In the Guardian last week, Sheila Rowbotham published an article entitled “Feminists fighting to change the world“. In it, she looks back at feminists from the late 19th Century until now, and talks about the challenges we still need to overcome in order to provide a fair world for all women.
This is important and relevant to RESULTS in a few different ways. First, the advances made by women over the years, in pushing for social change, are enormous. In addition to securing basic rights such as suffrage:
It is thanks to their efforts that we have birth control, abortion, centres for mothers and babies, health visitors, child benefit and the minimum wage. No small achievement.

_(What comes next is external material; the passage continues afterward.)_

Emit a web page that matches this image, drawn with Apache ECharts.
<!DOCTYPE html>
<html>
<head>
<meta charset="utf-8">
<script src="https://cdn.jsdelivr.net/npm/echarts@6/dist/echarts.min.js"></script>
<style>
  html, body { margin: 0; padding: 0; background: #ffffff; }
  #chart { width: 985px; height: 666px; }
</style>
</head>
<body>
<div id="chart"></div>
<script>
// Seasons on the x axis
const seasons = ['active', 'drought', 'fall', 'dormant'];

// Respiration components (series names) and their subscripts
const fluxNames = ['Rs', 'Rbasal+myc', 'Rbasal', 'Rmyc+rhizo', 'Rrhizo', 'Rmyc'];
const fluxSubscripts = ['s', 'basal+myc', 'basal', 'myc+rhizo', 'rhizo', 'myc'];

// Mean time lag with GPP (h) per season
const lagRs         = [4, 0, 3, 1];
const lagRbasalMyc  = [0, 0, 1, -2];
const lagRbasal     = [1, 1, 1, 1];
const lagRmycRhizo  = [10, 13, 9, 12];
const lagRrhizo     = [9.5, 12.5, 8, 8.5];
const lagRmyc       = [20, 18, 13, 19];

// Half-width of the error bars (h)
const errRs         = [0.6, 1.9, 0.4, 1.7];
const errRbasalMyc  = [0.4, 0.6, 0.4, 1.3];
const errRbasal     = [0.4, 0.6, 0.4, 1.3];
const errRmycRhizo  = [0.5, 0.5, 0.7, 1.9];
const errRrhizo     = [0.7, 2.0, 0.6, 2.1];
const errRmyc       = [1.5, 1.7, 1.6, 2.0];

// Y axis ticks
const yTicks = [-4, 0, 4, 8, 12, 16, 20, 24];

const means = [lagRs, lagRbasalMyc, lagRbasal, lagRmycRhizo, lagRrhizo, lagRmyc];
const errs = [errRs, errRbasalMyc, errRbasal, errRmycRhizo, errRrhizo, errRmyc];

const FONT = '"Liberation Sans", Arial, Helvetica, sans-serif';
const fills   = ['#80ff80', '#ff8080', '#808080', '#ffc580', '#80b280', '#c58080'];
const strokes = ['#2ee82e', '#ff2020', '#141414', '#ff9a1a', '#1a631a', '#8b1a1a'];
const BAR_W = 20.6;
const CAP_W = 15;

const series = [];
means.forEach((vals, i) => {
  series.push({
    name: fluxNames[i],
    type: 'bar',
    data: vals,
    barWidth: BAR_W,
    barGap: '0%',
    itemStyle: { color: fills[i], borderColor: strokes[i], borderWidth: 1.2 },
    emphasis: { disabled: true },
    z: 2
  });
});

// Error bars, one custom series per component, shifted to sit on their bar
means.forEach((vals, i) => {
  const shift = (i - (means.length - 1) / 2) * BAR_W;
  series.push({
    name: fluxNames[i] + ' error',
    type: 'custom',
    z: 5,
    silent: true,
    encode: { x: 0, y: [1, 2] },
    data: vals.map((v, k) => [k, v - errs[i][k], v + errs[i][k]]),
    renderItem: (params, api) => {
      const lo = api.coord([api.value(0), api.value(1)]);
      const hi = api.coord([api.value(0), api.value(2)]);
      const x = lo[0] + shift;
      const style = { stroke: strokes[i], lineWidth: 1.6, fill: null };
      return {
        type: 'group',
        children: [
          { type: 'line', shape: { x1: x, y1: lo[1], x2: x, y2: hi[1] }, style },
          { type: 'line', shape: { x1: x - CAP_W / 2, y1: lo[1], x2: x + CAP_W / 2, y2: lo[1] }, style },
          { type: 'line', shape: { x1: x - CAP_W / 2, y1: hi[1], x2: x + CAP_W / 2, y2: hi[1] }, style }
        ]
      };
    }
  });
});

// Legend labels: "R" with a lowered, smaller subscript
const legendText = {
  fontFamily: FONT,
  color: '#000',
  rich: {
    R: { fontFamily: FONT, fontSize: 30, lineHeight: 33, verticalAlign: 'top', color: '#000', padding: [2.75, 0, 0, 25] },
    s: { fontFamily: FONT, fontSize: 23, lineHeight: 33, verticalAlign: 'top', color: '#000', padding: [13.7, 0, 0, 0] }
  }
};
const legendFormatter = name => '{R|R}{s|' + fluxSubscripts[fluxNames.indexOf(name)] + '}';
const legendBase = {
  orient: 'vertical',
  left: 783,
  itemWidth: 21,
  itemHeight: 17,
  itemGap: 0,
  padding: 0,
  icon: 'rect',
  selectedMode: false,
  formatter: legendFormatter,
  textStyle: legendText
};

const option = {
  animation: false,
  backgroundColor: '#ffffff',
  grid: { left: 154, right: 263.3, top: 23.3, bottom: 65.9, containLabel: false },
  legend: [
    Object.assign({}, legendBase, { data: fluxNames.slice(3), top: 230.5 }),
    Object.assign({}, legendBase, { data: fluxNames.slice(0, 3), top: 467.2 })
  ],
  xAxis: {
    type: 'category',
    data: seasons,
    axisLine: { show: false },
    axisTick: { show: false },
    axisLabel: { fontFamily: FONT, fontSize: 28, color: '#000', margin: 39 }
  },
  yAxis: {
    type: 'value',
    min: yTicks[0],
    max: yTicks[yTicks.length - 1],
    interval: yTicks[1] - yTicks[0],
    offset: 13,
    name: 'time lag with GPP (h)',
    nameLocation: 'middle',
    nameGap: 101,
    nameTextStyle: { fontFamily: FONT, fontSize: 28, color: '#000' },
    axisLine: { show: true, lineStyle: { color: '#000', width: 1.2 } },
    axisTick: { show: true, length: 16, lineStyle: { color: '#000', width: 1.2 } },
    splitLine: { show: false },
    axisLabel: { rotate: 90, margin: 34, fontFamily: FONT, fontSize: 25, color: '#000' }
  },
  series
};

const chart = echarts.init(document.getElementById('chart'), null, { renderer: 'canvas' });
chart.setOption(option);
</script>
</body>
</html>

RESULTS vision is a world free of poverty – a perhaps ridiculously ambitious goal given the scale of the problem. Yet the example set by these women is tremendous and shows us that we must persevere.
Second, this matters for RESULTS because poverty is female. The statistics are bought out year after year, and while they are slowly getting better there is no single “magic bullet” visible in the near future even though we do know some of what works. When the word “only” can be used when describing how maternal mortality has dropped from 500,000 women dying every year in childbirth to “only” 340,000 a year, we know something is very, very wrong.
2010 will be a landmark year for women and development with a special focus on maternal mortality looking likely to be on the agenda at the G8 in Canada in July, mainly because Millennium Development Goals 4 (Reduce Child Death Rates) and 5 (Improve the Health of Mothers) are both woefully off track. Also this year we have the Global Fund to Fight AIDS, TB, and Malaria – that is already doing such good work in helping women – asking for substantial replenishment funds in October.
RESULTS is keen to be able to contribute to this conversation, mobilise people to speak out with us, and help build the political will necessary to get the best outcomes possible for women.